I’ll be honest with you, this show seemed like the embodiment of what makes our current generation as insufferable as it is. Young people’s obsessions with their electronic devices, the constant assault of social media jargon, and the stomach-turning thought that our online presence actually gives us some sense of real-world entitlement and importance.
All of this is brought to life in the hands of Eliza Dooley (Karen Gillan). She’s got “perfectly symmetrical features and hair like Ariel”. She also has thousands of Twitter and Instagram followers and somehow that makes her feel important. However, after a devastating and humiliating incident on a plane that involved a lot of vomit, she realized that nobody in real life actually gave a crap about her. She enlists the help of Henry Higgs (John Cho), a cantankerous old man in the body of a handsome marketing exec, to change her image and make her a better person.
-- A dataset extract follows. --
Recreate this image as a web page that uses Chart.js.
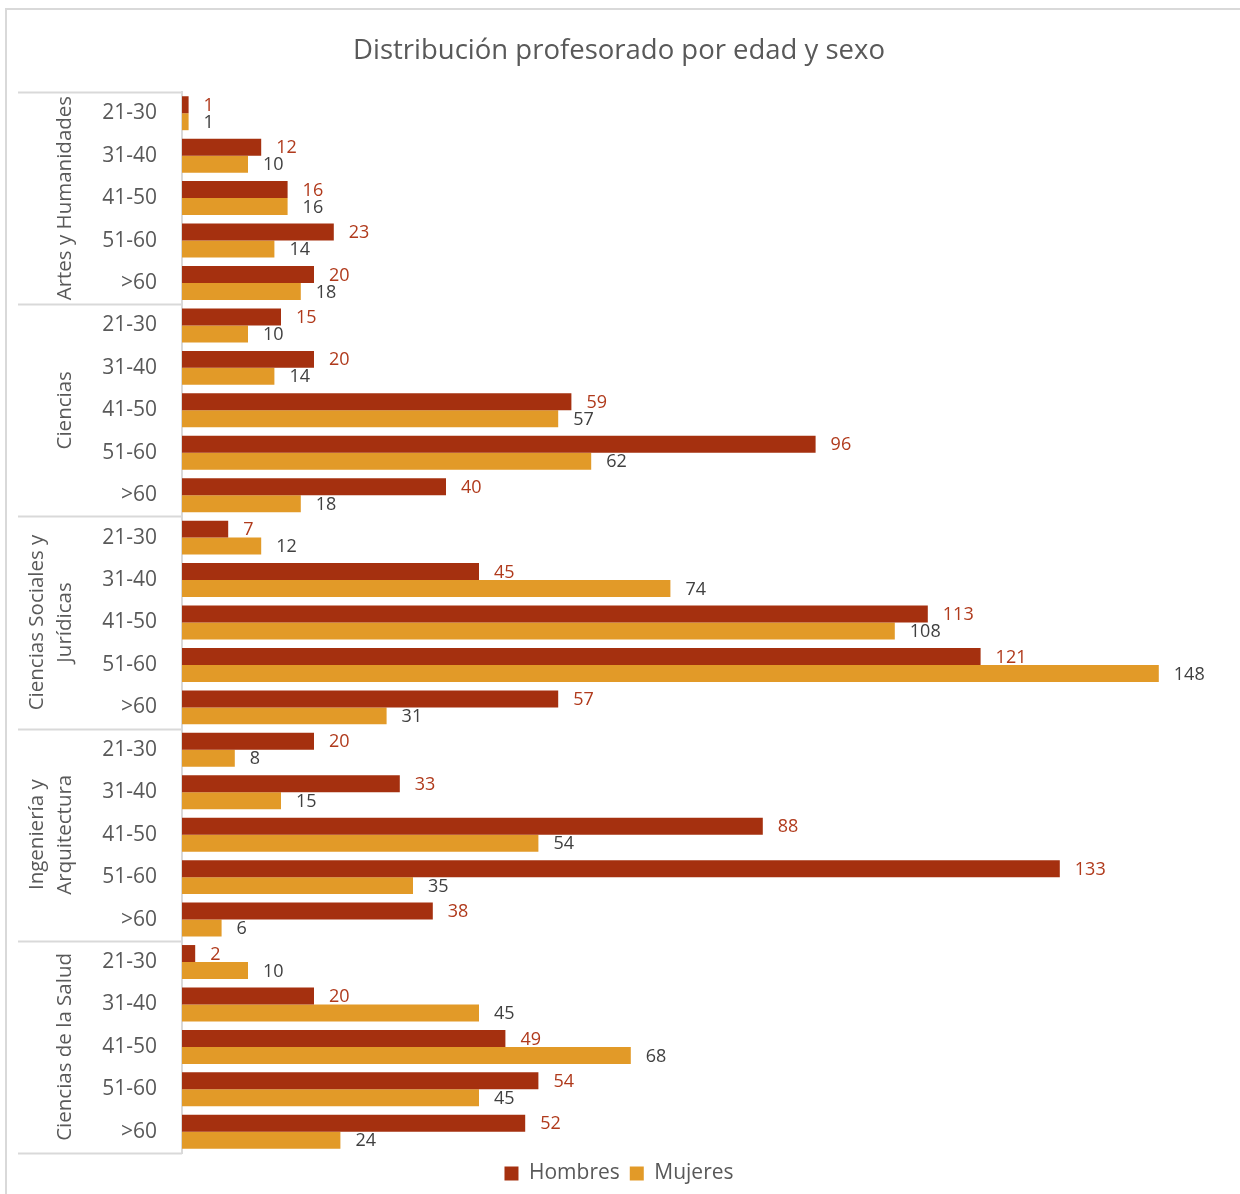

Karen Gillan’s quirkiness and penchant for comedy reminds me of Anna Faris (who I thought was unparalleled at lack-of-self-awareness humour). While she wasn’t my favourite Doctor Who companion, she really does impress as Eliza. Her infectious laughs and gangly limbs really do draw your attention in a great way. And who would’ve thought that John Cho would have chosen a role like this?! Actually, on second thought, he totally would. It’s just been so long since Harold and Kumar that I completely forgot he does comedy. Anyway, he’s a stark contrast to Eliza’s flamboyant personality – he’s technologically challenged (he tagged himself as his ex’s breastfeeding baby on Facebook) and he buries himself in his work. However, they have one thing in common, they don’t really have any friends. It’s only been five episodes, but you can see how these two drastically different people have made a positive influence on each other. While Henry forces Eliza to help others, Eliza forces Henry to help himself.
Also, this show is legitimately hilarious. Not like 2 Broke Girls, where every punchline is saturated with groan-worthy references to pop culture. Yes, Eliza does occasionally spew an endless stream of social media nonsense, but it’s almost always countered by Henry asking her, “What the balls did you just say?” And no laugh track either. Thank god. Henry talking to the expired yogurt in his fridge and Eliza Yelp-stalking one of her co-workers are just some of the eyebrow-raising situations that arise. But they also make you laugh.
Besides, it’s awesome to know where the romance is going. So many shows decide to play coy with the two main leads’ romance. Flirting for the first season, maybes and maybe-nots for the second, then finally a kiss at the finale and maybe they get together in the third. Maybe. Like, come on, make up your minds already!! Eliza and Henry’s story is based on the musical My Fair Lady, so it’s obvious that Henry and Eliza are going to end up together, but it’s the journey that makes it so interesting. HOORAY FOR INTERRACIAL ROMANCES! Am I the only one that is sick of two gorgeous white people get it on?
While on the surface this seems like a soulless money grab on ABC’s part to capitalize on people’s narcissistic fascination with the online world (and it is), Selfie is actually quite funny and entertaining. The characters are likeable and the story isn’t bad at all. I’m really glad it wasn’t dragged to the depths of hell like the other ABC shows like Manhattan Love Story and A to Z. Hopefully this show will stick around for a while!
If you’re into light-hearted rom-coms that don’t take themselves too seriously, then you’re in the right place. For those who are still skeptical, I say suspend your judgement for a half hour and watch the first episode, I guarantee you’ll have a great time (well, 85% guarantee, I can’t be too sure about those angry Internet people who don’t like anything).
Selfie has been cancelled. I am majorly disappointed, as you guys can imagine. The general consensus is that this show was just getting good. ABC really should’ve given it a chance to get on its feet.